Research
A market research study exploring how consumers navigate the beauty retail experience — in-store and online — and what trust, expertise, and personalization mean in a high-consideration category.
Beauty retail sits at an interesting intersection of the sensory and the digital. Sephora has invested heavily in both — physical store experience, a robust app, AR try-on, loyalty rewards — but the question driving this research was simpler: when a shopper feels confident in a purchase, what made them feel that way?
I combined in-store ethnographic observation with a 120-person survey and follow-up interviews with 8 participants who regularly shop at Sephora, focusing on moments of trust-building, uncertainty, and decision-making across the omnichannel journey.
In-store observations were conducted over three visits at a Boston-area Sephora, documenting shopper behavior, interactions with staff, product engagement, and the use of in-store technology. Field notes were coded for recurring themes around confidence and hesitation.

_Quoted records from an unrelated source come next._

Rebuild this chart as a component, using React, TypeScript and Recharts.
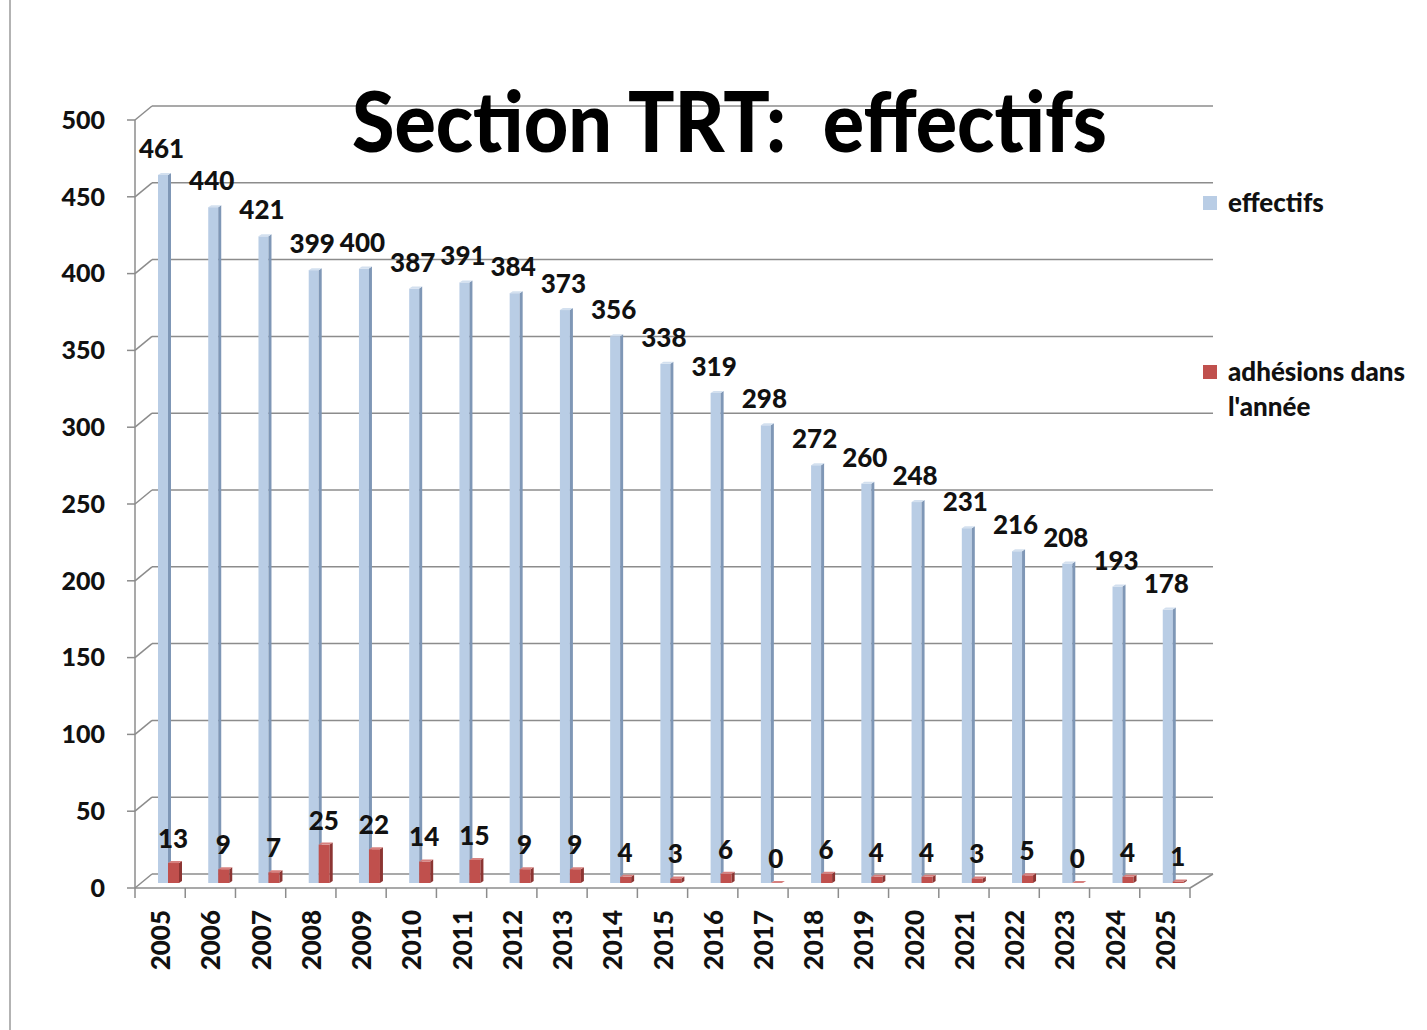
import { BarChart, Bar, XAxis, YAxis, CartesianGrid, LabelList } from "recharts";

const years = [
  "2005", "2006", "2007", "2008", "2009", "2010", "2011", "2012", "2013", "2014", "2015",
  "2016", "2017", "2018", "2019", "2020", "2021", "2022", "2023", "2024", "2025",
];
const effectifs = [461, 440, 421, 399, 400, 387, 391, 384, 373, 356, 338, 319, 298, 272, 260, 248, 231, 216, 208, 193, 178];
const adhesions = [13, 9, 7, 25, 22, 14, 15, 9, 9, 4, 3, 6, 0, 6, 4, 4, 3, 5, 0, 4, 1];
const yTicks = [0, 50, 100, 150, 200, 250, 300, 350, 400, 450, 500];

const series = [
  { key: "effectifs", name: ["effectifs"], front: "#b9cde5", side: "#7f97b6", top: "#d3e0ef" },
  { key: "adhesions", name: ["adhésions dans", "l'année"], front: "#c0504d", side: "#8c3533", top: "#d7807e" },
];

const data = years.map((year, i) => ({ year, effectifs: effectifs[i], adhesions: adhesions[i] }));

const W = 1427;
const H = 1030;
const PLOT_LEFT = 135;
const PLOT_RIGHT = 1190;
const PLOT_TOP = 120;
const PLOT_BOTTOM = 888;
const BAND = (PLOT_RIGHT - PLOT_LEFT) / years.length;
// 3D look: back wall offset, and bars sit a bit behind the front plane
const DX = 17;
const DY = -14;
const BAR_DX = 10;
const BAR_DY = -5;
const DEPTH = 3;
const GRID = "#8c8c8c";
const FONT = "Lato, 'Open Sans', sans-serif";
const WEIGHT = 900;

const makeShape = (s: (typeof series)[number]) => (props: any) => {
  const { x, y, width, height } = props;
  const fx = x + BAR_DX;
  const fy = y + BAR_DY;
  const fw = width - DEPTH;
  return (
    <g>
      <rect x={fx} y={fy} width={fw} height={Math.max(height, 0)} fill={s.front} />
      <polygon
        points={`${fx + fw},${fy} ${fx + width},${fy - 2} ${fx + width},${fy + height - 2} ${fx + fw},${fy + height}`}
        fill={s.side}
      />
      <polygon points={`${fx},${fy} ${fx + DEPTH},${fy - 2} ${fx + width},${fy - 2} ${fx + fw},${fy}`} fill={s.top} />
    </g>
  );
};

const makeLabel = (shift: number, lift: number) => (props: any) => {
  const { x, y, width, value } = props;
  return (
    <text
      x={x + width / 2 + BAR_DX + shift}
      y={y + BAR_DY - lift}
      textAnchor="middle"
      fontFamily={FONT}
      fontWeight={WEIGHT}
      fontSize={26}
      fill="#111"
    >
      {value}
    </text>
  );
};

const gridLine = (p: any) => {
  const y = p.y1;
  const isFloor = Math.abs(y - PLOT_BOTTOM) < 1;
  return (
    <g key={`grid-${p.index}-${y}`}>
      <line x1={p.x1} y1={y} x2={p.x1 + DX} y2={y + DY} stroke={GRID} strokeWidth={1.5} />
      <line x1={p.x1 + DX} y1={y + DY} x2={p.x2 + DX + 6} y2={y + DY} stroke={GRID} strokeWidth={1.5} />
      {isFloor && <line x1={p.x2} y1={y} x2={p.x2 + DX + 6} y2={y + DY} stroke={GRID} strokeWidth={1.5} />}
    </g>
  );
};

const YearTick = (props: any) => {
  const { x, y, payload, index } = props;
  return (
    <g>
      {index === 0 && (
        <line x1={x - BAND / 2} y1={y - 8} x2={x - BAND / 2} y2={y + 2} stroke={GRID} strokeWidth={1.5} />
      )}
      <line x1={x + BAND / 2} y1={y - 8} x2={x + BAND / 2} y2={y + 2} stroke={GRID} strokeWidth={1.5} />
      <text
        transform={`translate(${x + 10},${y + 14}) rotate(-90)`}
        textAnchor="end"
        fontFamily={FONT}
        fontWeight={WEIGHT}
        fontSize={26}
        fill="#111"
      >
        {payload.value}
      </text>
    </g>
  );
};

export default function App() {
  return (
    <div style={{ position: "absolute", left: 0, top: 0, width: W, height: H, background: "#fff" }}>
      <BarChart
        width={W}
        height={H}
        data={data}
        barGap={-3}
        margin={{ top: PLOT_TOP, right: W - PLOT_RIGHT, left: 0, bottom: 0 }}
      >
        <CartesianGrid vertical={false} horizontal={gridLine} />
        <XAxis
          dataKey="year"
          height={H - PLOT_BOTTOM}
          interval={0}
          tickLine={false}
          axisLine={{ stroke: GRID, strokeWidth: 1.5 }}
          tick={<YearTick />}
        />
        <YAxis
          width={PLOT_LEFT}
          domain={[0, 500]}
          ticks={yTicks}
          interval={0}
          tickSize={8}
          tickMargin={22}
          axisLine={{ stroke: GRID, strokeWidth: 1.5 }}
          tickLine={{ stroke: GRID, strokeWidth: 1.5 }}
          tick={{ fontFamily: FONT, fontWeight: WEIGHT, fontSize: 25, fill: "#111" }}
        />
        <Bar dataKey="effectifs" barSize={13} shape={makeShape(series[0])} isAnimationActive={false}>
          <LabelList dataKey="effectifs" content={makeLabel(-3, 17)} />
        </Bar>
        <Bar dataKey="adhesions" barSize={14} shape={makeShape(series[1])} isAnimationActive={false}>
          <LabelList dataKey="adhesions" content={makeLabel(-2, 15)} />
        </Bar>
      </BarChart>

      <svg width={W} height={H} style={{ position: "absolute", left: 0, top: 0, pointerEvents: "none" }}>
        <line x1={10} y1={0} x2={10} y2={H} stroke="#9a9a9a" strokeWidth={1.5} />
        <text
          x={352}
          y={152}
          textLength={755}
          lengthAdjust="spacingAndGlyphs"
          fontFamily={FONT}
          fontWeight={WEIGHT}
          fontSize={83}
          fill="#000"
          style={{ whiteSpace: "pre" }}
        >
          {"Section TRT:  effectifs"}
        </text>
      </svg>

      {series.map((s, i) => {
        const centerY = i === 0 ? 202 : 371;
        return (
          <div key={s.key} style={{ position: "absolute", left: 1203, top: centerY - 17.5 }}>
            <div style={{ position: "absolute", left: 0, top: 11, width: 14, height: 14, background: s.front }} />
            {s.name.map((line, j) => (
              <div
                key={line}
                style={{
                  position: "absolute",
                  left: 25,
                  top: j * 35,
                  height: 35,
                  lineHeight: "35px",
                  whiteSpace: "nowrap",
                  fontFamily: FONT,
                  fontWeight: WEIGHT,
                  fontSize: 26,
                  color: "#111",
                }}
              >
                {line}
              </div>
            ))}
          </div>
        );
      })}
    </div>
  );
}
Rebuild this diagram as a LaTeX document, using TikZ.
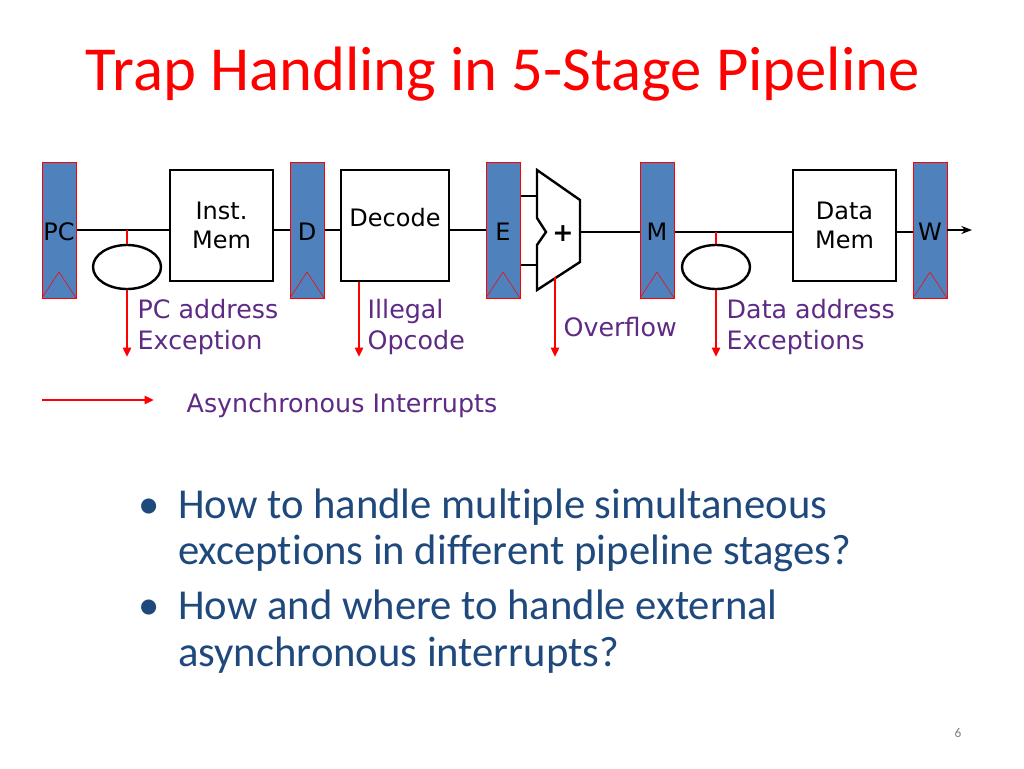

Survey data was analyzed for demographic patterns, channel preference, and trust-building factors. Interview participants were selected to represent a range of experience levels, from beauty novices to enthusiasts with deep category knowledge.
"I always look at reviews on my phone while I'm standing in the store. The associate is right there, but I still want another opinion."
The research culminated in a full market research report including an executive summary, methodology documentation, findings with supporting evidence, and a set of strategic recommendations for improving the omnichannel experience — particularly around expert credibility, peer review discoverability, and in-store digital integration.
A customer journey map was produced tracing the research-to-purchase path across four shopper archetypes, highlighting key moments of confidence and friction at each touchpoint.